▶ YOUR GOAL
Among the lines below, list those containing the string "size".
━━━━━ INFORMATION SHOWN ━━━━━
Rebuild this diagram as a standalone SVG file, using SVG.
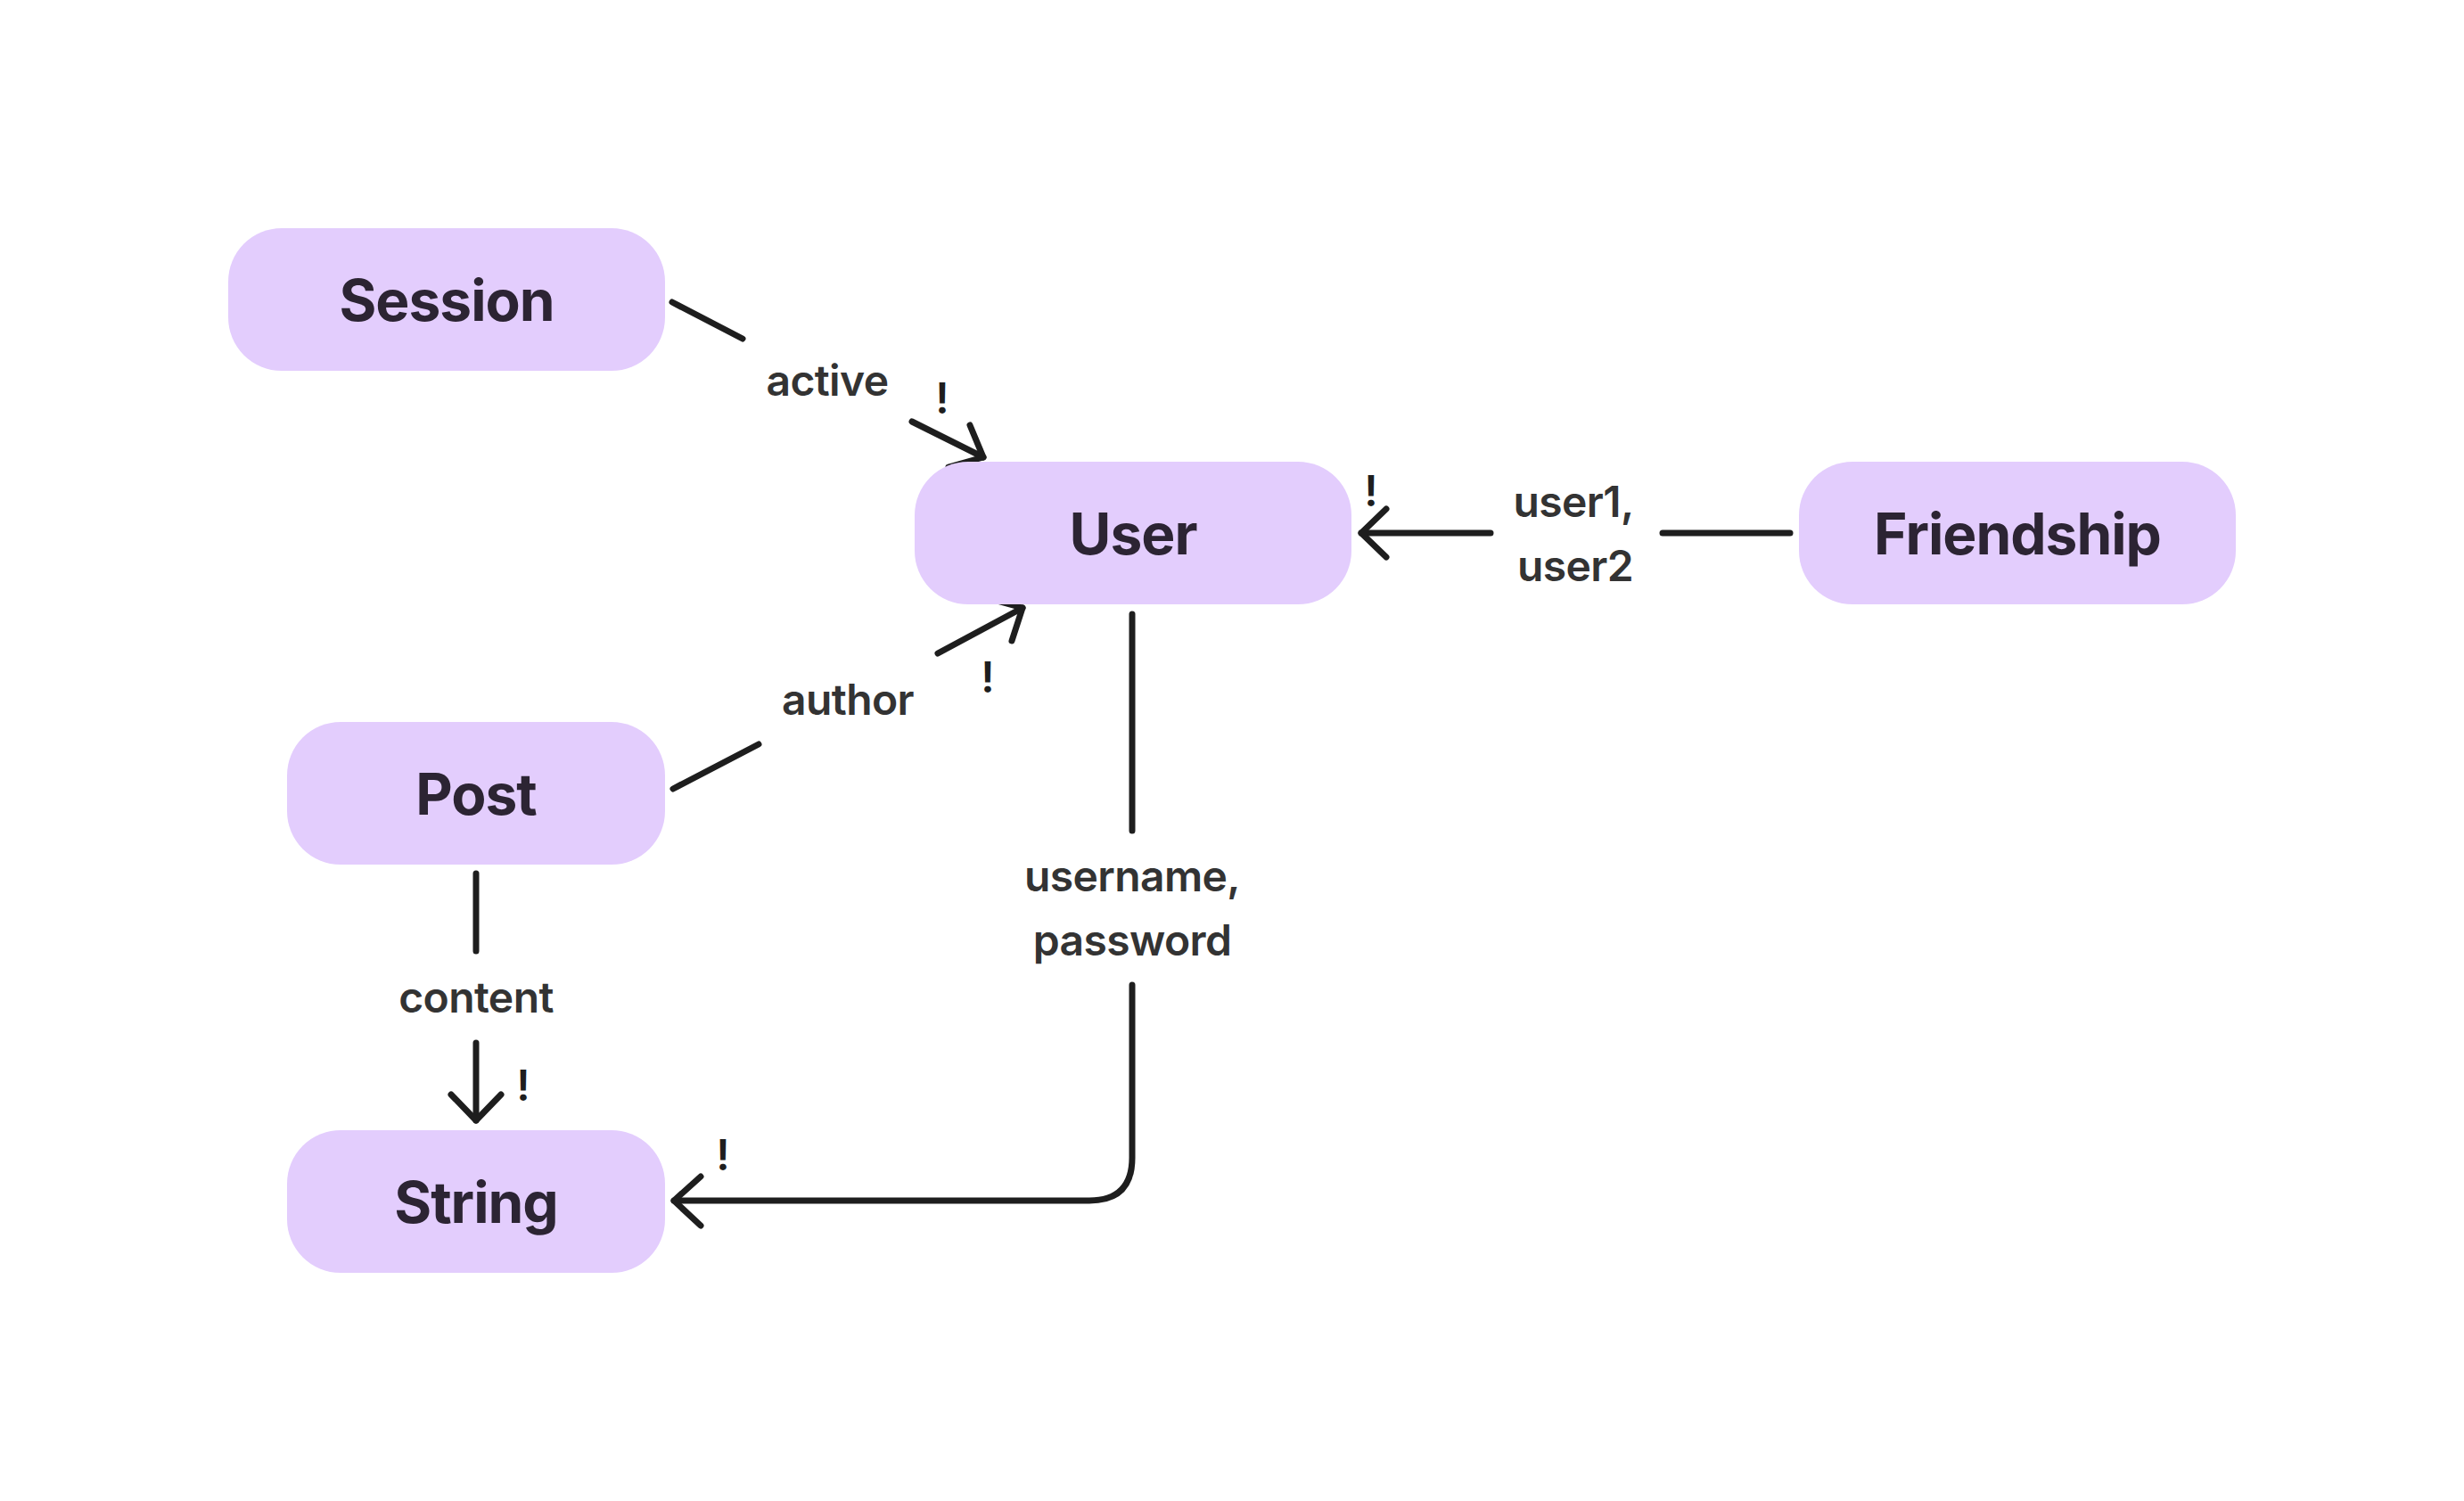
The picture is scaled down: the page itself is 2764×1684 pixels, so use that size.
<svg xmlns="http://www.w3.org/2000/svg" width="2764" height="1684" viewBox="0 0 2764 1684">
<style>
.node rect{fill:#e3cdfd;}
.node text{font-family:Inter,"Liberation Sans",sans-serif;font-weight:700;font-size:64px;letter-spacing:-1px;fill:#2c2433;text-anchor:middle;}
.edge{fill:none;stroke:#1e1e1e;stroke-width:7;stroke-linecap:round;stroke-linejoin:round;}
.lbl{font-family:Inter,"Liberation Sans",sans-serif;font-weight:600;font-size:48px;letter-spacing:-0.6px;fill:#333333;text-anchor:middle;}
.req{font-family:Inter,"Liberation Sans",sans-serif;font-weight:600;font-size:48px;fill:#1e1e1e;text-anchor:middle;}
</style>
<rect width="2764" height="1684" fill="#ffffff"/>
<g id="connectors">
  <g id="edge-session-user">
    <path class="edge" d="M754,339 L833,380"/>
    <path class="edge" d="M1023,473 L1103,513"/>
    <path class="edge" d="M1088,477 L1103,513 L1064,524"/>
    <text class="lbl" x="928" y="444">active</text>
    <text class="req" x="1057" y="464">!</text>
  </g>
  <g id="edge-post-user">
    <path class="edge" d="M755,885 L851,835"/>
    <path class="edge" d="M1052,733 L1147,682"/>
    <path class="edge" d="M1111,672 L1147,682 L1135,719"/>
    <text class="lbl" x="951" y="802">author</text>
    <text class="req" x="1108" y="777">!</text>
  </g>
  <g id="edge-friendship-user">
    <path class="edge" d="M2008,598 L1865,598"/>
    <path class="edge" d="M1672,598 L1527,598"/>
    <path class="edge" d="M1555,571 L1527,598 L1555,625"/>
    <text class="lbl" x="1765" y="580">user1,</text>
    <text class="lbl" x="1767" y="652">user2</text>
    <text class="req" x="1538" y="568">!</text>
  </g>
  <g id="edge-user-string">
    <path class="edge" d="M1270,689 L1270,932"/>
    <path class="edge" d="M1270,1105 L1270,1299 Q1270,1347 1222,1347 L756,1347"/>
    <path class="edge" d="M786,1320 L756,1347 L786,1375"/>
    <text class="lbl" x="1270" y="1000">username,</text>
    <text class="lbl" x="1270" y="1072">password</text>
    <text class="req" x="811" y="1313">!</text>
  </g>
  <g id="edge-post-string">
    <path class="edge" d="M534,980 L534,1067"/>
    <path class="edge" d="M534,1170 L534,1257"/>
    <path class="edge" d="M506,1228 L534,1257 L562,1228"/>
    <text class="lbl" x="534" y="1136">content</text>
    <text class="req" x="587" y="1235">!</text>
  </g>
</g>
<g id="node-session" class="node">
  <rect x="256" y="256" width="490" height="160" rx="60" ry="60"/>
  <text x="501" y="360">Session</text>
</g>
<g id="node-user" class="node">
  <rect x="1026" y="518" width="490" height="160" rx="60" ry="60"/>
  <text x="1271" y="622">User</text>
</g>
<g id="node-friendship" class="node">
  <rect x="2018" y="518" width="490" height="160" rx="60" ry="60"/>
  <text x="2263" y="622">Friendship</text>
</g>
<g id="node-post" class="node">
  <rect x="322" y="810" width="424" height="160" rx="60" ry="60"/>
  <text x="534" y="914">Post</text>
</g>
<g id="node-string" class="node">
  <rect x="322" y="1268" width="424" height="160" rx="60" ry="60"/>
  <text x="534" y="1372">String</text>
</g>
</svg>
━━━━━
▶ ANSWER
The picture is scaled down: the page itself is 2764×1684 pixels, so use that size.
.node text{font-family:Inter,"Liberation Sans",sans-serif;font-weight:700;font-size:64px;letter-spacing:-1px;fill:#2c2433;text-anchor:middle;}
.lbl{font-family:Inter,"Liberation Sans",sans-serif;font-weight:600;font-size:48px;letter-spacing:-0.6px;fill:#333333;text-anchor:middle;}
.req{font-family:Inter,"Liberation Sans",sans-serif;font-weight:600;font-size:48px;fill:#1e1e1e;text-anchor:middle;}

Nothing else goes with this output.